We lose over 40k people a year to car accidents. And fatal car accidents are rare, so multiple that by like 100 to get the total number of car accidents.

[–] Blackmist@feddit.uk 30 points 7 months ago (40 children)

The question isn't "are they safer than the average human driver?"

The question is "who goes to prison when that self driving car has an oopsie, veers across three lanes of traffic and wipes out a family of four?"

Because if the answer is "nobody", they shouldn't be on the road. There's zero accountability, and because it's all wibbly-wobbly AI bullshit, there's no way to prove that the issues are actually fixed.

[–] ipkpjersi@lemmy.ml 7 points 7 months ago* (last edited 7 months ago) (2 children)

The question isn’t “are they safer than the average human driver?”

How is that not the question? That absolutely is the question. Just because someone is accountable for your death doesn't mean you aren't already dead, it doesn't bring you back to life. If a human driver is actively dangerous and get taken off the road or put in jail, there are very likely already plenty more taking that human drivers place. Plus genuine accidents, even horrific ones, do happen with human drivers. If the death rate for self-driving vehicles is really that much lower, you are risking your life that much more by trusting in human drivers.

[–] ShepherdPie@midwest.social 5 points 7 months ago (1 children)

Yeah that person's take seems a little unhinged as throwing people in prison after a car accident only happens if they're intoxicated or driving recklessly. These systems don't have to be perfect to save lives.
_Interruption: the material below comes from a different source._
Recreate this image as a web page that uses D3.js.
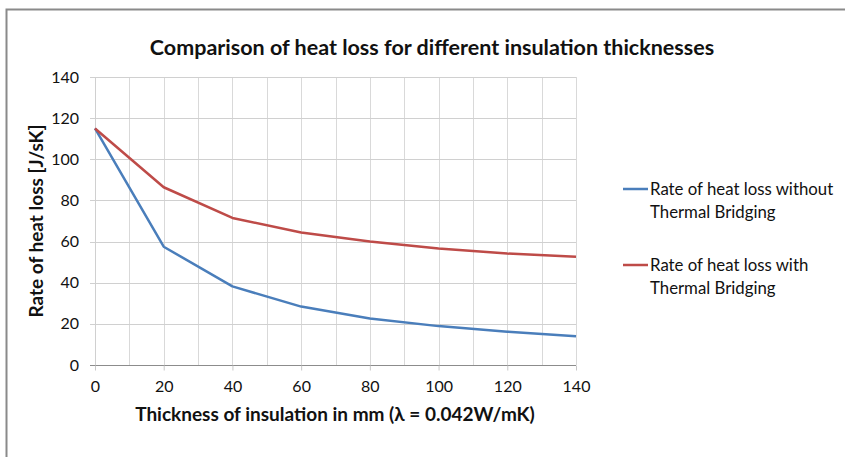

They just have to be better than the average driver.

[–] Tja@programming.dev 2 points 7 months ago

Hell, let's put the threshold at "better than 99% of drivers", because every driver I know thinks they are better than average.

[–] sugar_in_your_tea@sh.itjust.works 4 points 7 months ago (1 children)

Exactly.

We should solve the accountability problem, but the metric should be lives and accidents. If the self-driving system proves it causes fewer accidents and kills fewer people, it should be preferred. Full stop.

Throwing someone in jail may be cathartic, but the goal is fewer issues on the road, not more people in jail.

[–] Blackmist@feddit.uk 1 points 7 months ago

Because I'm sure that's what corporations are interested in.